- **Entries supplied**

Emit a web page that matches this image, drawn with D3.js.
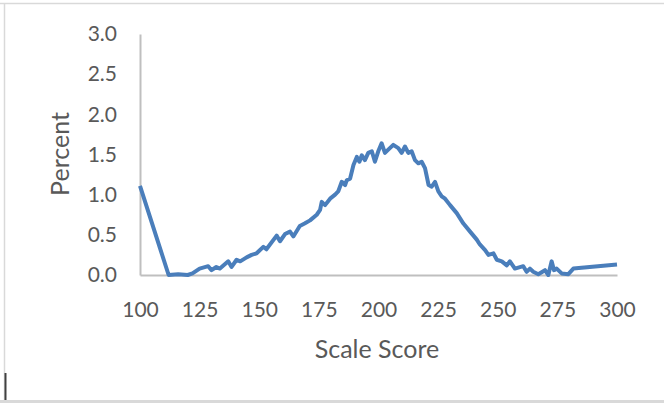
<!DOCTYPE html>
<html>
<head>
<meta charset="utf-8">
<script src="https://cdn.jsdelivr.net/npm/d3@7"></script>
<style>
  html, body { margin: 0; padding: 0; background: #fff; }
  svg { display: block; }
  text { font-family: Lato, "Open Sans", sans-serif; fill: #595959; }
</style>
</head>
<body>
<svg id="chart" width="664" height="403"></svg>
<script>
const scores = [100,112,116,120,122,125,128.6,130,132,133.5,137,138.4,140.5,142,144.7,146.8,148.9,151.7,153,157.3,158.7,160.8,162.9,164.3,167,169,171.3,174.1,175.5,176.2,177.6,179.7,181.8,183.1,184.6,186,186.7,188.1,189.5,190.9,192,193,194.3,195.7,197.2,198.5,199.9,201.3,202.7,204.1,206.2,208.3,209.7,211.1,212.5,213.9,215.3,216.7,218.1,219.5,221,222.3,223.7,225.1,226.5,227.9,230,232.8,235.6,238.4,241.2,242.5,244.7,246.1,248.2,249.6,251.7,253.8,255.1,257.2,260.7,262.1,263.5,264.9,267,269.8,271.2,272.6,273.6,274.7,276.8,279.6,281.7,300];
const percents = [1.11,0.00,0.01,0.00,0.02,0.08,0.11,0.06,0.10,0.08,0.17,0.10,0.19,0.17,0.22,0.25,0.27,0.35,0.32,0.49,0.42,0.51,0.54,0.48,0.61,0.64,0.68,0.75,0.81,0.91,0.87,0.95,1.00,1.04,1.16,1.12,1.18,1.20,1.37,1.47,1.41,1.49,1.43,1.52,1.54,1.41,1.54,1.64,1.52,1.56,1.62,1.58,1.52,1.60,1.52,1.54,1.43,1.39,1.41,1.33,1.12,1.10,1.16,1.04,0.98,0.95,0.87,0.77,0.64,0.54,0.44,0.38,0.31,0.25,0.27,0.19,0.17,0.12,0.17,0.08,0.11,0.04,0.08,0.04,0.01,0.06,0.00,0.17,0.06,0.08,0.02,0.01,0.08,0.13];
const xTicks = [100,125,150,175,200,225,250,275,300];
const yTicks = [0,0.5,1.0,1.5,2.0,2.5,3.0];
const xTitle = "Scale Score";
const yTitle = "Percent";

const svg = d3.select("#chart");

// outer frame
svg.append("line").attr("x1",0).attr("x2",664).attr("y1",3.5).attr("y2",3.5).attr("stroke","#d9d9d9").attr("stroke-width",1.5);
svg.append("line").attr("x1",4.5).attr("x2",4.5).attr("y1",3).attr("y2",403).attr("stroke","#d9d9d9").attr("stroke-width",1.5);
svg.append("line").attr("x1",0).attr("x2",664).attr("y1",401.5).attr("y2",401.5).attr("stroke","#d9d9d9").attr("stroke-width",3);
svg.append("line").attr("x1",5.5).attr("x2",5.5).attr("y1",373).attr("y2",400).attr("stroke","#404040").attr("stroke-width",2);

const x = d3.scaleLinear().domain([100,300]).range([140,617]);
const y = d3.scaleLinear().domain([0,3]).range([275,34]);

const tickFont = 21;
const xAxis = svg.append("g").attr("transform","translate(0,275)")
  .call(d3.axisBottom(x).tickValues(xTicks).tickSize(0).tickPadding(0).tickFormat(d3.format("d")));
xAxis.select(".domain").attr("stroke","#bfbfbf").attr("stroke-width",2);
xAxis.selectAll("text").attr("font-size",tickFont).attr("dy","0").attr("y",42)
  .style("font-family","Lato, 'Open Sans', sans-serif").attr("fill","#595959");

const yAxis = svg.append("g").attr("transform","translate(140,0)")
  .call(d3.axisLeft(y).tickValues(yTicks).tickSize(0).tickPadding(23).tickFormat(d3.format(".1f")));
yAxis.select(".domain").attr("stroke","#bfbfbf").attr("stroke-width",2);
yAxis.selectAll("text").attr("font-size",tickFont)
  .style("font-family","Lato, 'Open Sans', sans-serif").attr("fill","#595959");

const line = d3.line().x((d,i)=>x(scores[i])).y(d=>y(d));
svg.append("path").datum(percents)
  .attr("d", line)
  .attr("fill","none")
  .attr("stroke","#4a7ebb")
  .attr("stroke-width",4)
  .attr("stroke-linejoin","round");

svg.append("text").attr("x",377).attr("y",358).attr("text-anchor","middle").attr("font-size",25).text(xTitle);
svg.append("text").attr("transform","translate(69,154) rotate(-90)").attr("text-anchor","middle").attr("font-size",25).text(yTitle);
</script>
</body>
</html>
---
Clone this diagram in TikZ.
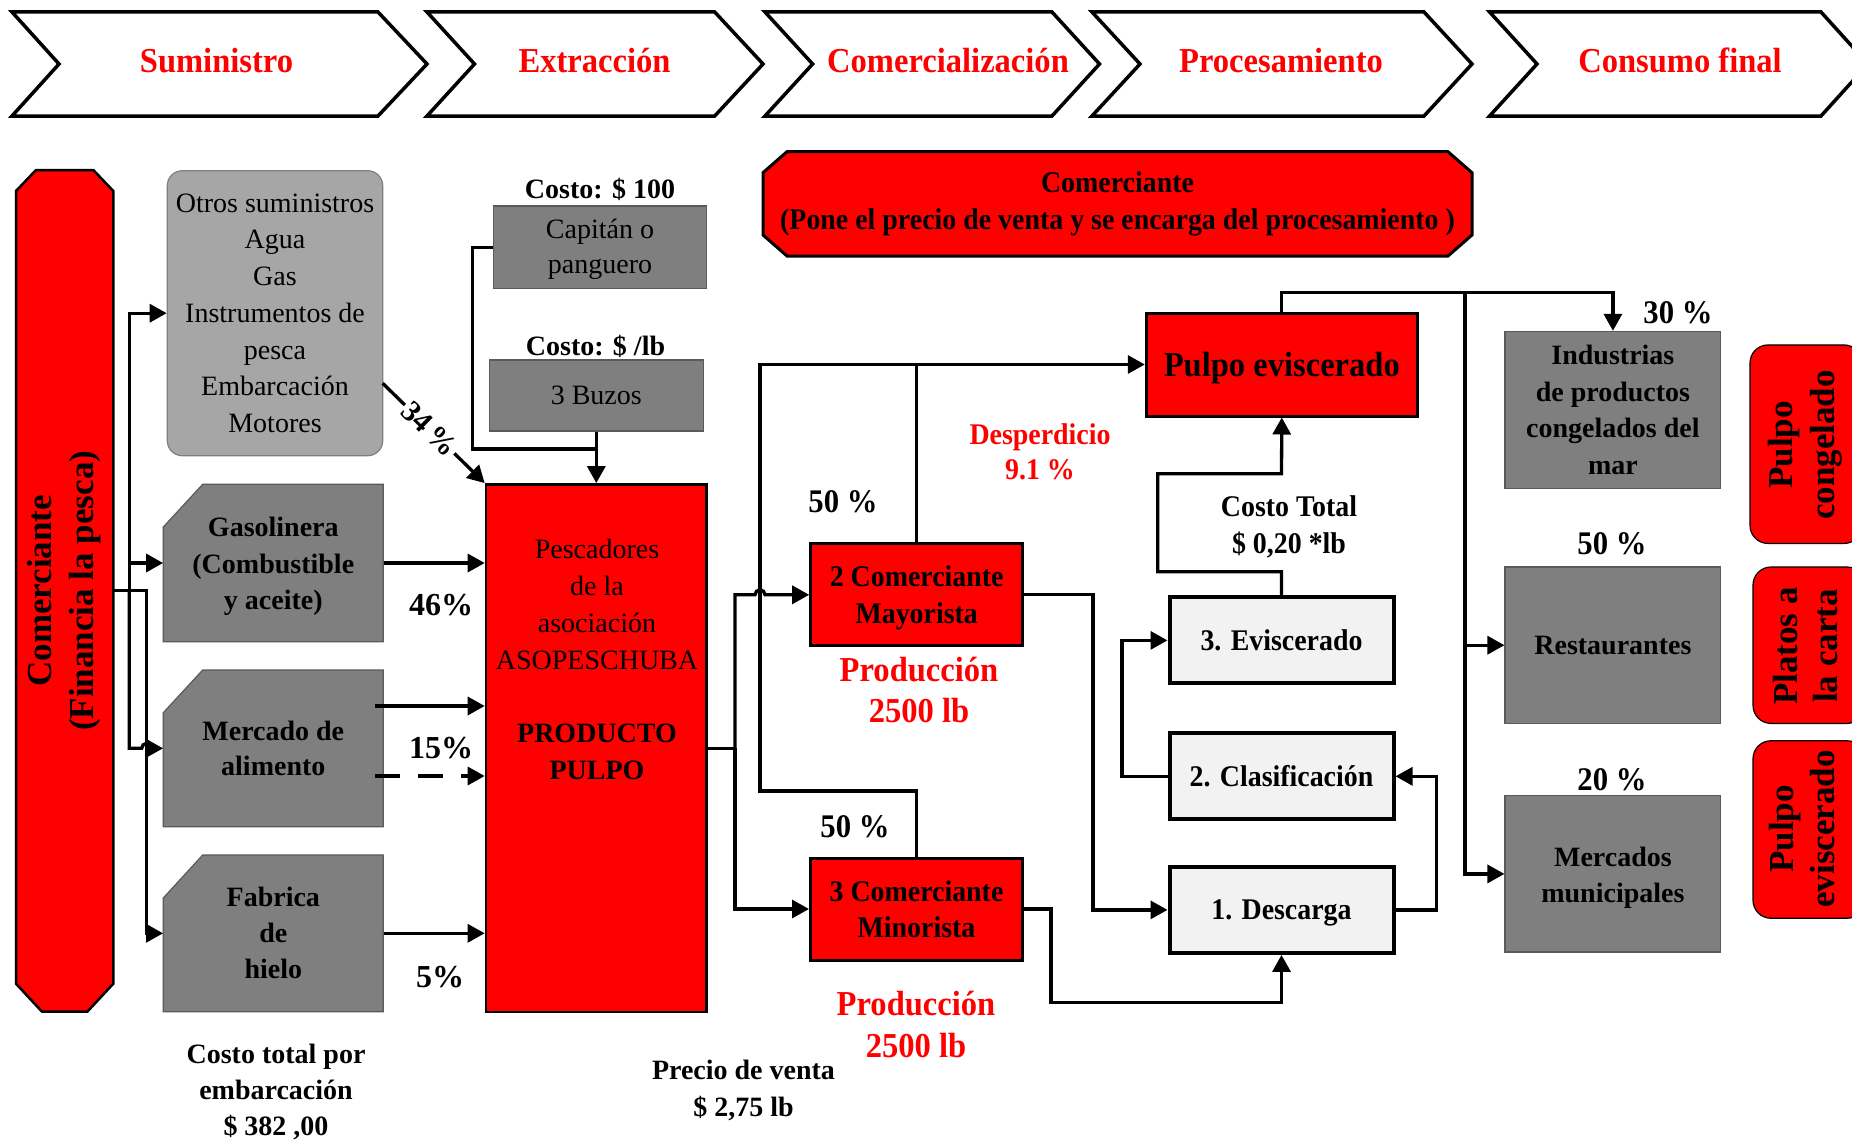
* * *
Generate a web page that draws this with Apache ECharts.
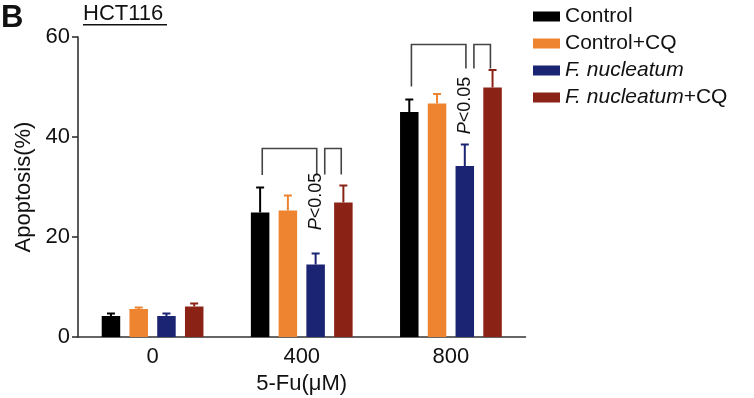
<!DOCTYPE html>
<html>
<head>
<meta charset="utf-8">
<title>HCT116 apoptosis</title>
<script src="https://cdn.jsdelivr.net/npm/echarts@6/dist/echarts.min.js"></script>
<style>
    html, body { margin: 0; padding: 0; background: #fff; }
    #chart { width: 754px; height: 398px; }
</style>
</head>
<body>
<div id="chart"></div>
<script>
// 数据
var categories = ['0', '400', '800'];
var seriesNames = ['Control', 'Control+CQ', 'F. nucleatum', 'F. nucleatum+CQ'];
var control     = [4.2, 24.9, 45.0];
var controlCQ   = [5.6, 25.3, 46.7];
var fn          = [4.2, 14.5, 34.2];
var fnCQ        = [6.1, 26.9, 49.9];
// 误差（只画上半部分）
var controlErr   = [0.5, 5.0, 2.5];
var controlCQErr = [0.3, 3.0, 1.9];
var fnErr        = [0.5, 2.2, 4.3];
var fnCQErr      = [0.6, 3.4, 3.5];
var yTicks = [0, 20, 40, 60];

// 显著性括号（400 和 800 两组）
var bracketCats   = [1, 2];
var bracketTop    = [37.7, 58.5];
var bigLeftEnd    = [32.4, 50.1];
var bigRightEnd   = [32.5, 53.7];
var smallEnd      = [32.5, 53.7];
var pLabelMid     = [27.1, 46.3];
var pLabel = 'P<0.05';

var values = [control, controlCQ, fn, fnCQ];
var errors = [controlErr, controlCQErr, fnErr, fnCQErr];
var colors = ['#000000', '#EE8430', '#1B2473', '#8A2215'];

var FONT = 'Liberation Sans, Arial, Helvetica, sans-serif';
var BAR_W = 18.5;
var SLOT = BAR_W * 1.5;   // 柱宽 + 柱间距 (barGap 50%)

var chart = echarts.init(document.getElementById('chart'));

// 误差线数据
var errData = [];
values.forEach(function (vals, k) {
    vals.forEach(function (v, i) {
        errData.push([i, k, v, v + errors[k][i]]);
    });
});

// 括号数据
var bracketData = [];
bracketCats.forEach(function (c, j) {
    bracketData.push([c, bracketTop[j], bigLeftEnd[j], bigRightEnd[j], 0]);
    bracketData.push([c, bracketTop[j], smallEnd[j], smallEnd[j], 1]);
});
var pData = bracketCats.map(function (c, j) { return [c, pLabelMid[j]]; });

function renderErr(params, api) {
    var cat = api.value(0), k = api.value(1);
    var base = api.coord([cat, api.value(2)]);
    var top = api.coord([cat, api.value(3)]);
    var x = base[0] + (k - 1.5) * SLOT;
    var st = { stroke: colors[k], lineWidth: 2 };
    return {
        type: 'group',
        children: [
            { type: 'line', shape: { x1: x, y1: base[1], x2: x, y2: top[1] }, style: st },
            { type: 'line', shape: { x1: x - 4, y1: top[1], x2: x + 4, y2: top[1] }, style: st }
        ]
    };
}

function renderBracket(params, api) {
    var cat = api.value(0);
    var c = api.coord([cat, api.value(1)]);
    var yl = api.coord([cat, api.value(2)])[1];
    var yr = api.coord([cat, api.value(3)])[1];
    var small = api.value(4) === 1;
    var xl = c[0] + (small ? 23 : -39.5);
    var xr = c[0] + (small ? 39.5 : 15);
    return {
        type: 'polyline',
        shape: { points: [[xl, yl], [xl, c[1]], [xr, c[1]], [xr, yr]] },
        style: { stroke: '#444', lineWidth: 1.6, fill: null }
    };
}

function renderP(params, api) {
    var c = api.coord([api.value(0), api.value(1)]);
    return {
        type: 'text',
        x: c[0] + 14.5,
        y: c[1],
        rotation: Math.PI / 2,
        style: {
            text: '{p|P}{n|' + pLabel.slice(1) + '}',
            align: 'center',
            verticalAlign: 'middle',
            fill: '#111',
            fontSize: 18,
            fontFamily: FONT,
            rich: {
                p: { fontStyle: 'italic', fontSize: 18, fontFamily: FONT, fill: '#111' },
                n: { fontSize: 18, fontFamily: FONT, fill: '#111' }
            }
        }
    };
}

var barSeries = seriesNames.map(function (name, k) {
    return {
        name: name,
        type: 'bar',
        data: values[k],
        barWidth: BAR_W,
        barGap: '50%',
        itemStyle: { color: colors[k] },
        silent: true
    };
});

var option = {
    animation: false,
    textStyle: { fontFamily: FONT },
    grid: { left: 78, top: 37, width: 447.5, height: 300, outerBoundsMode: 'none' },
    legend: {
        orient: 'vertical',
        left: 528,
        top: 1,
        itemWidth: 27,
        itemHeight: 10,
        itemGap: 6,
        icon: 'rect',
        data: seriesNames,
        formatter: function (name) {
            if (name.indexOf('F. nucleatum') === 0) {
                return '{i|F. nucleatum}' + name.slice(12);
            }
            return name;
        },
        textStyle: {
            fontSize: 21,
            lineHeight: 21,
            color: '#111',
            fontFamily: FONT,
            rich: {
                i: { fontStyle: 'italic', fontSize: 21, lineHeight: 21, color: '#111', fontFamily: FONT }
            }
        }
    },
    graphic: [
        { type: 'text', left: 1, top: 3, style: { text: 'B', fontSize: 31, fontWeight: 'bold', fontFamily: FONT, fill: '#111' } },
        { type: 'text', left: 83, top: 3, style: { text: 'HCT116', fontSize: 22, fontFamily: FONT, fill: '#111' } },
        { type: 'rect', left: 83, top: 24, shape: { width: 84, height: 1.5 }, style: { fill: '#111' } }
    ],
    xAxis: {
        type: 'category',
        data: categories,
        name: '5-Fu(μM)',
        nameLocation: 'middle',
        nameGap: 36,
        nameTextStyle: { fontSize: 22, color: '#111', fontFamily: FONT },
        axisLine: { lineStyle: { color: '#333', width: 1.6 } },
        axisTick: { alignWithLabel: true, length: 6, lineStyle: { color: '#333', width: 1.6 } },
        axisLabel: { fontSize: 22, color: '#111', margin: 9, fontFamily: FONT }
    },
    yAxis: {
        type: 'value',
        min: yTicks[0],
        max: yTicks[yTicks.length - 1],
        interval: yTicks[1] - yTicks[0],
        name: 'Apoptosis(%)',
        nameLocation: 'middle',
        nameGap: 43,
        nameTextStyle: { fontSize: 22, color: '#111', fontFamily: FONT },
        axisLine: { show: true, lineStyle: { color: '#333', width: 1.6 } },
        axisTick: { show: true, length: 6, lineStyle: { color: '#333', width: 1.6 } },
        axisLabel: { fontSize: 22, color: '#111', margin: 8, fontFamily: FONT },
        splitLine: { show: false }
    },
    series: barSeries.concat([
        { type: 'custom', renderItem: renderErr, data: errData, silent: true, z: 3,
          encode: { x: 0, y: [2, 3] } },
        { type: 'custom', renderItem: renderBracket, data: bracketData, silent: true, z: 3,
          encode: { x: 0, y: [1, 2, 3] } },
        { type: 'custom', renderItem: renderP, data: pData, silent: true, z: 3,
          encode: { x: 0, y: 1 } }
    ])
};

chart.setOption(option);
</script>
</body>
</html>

- **Goal**
Reproduce each line from the records that contains the word "this".

- **Final result**
Emit a web page that matches this image, drawn with D3.js.
Clone this diagram in TikZ.
Generate a web page that draws this with Apache ECharts.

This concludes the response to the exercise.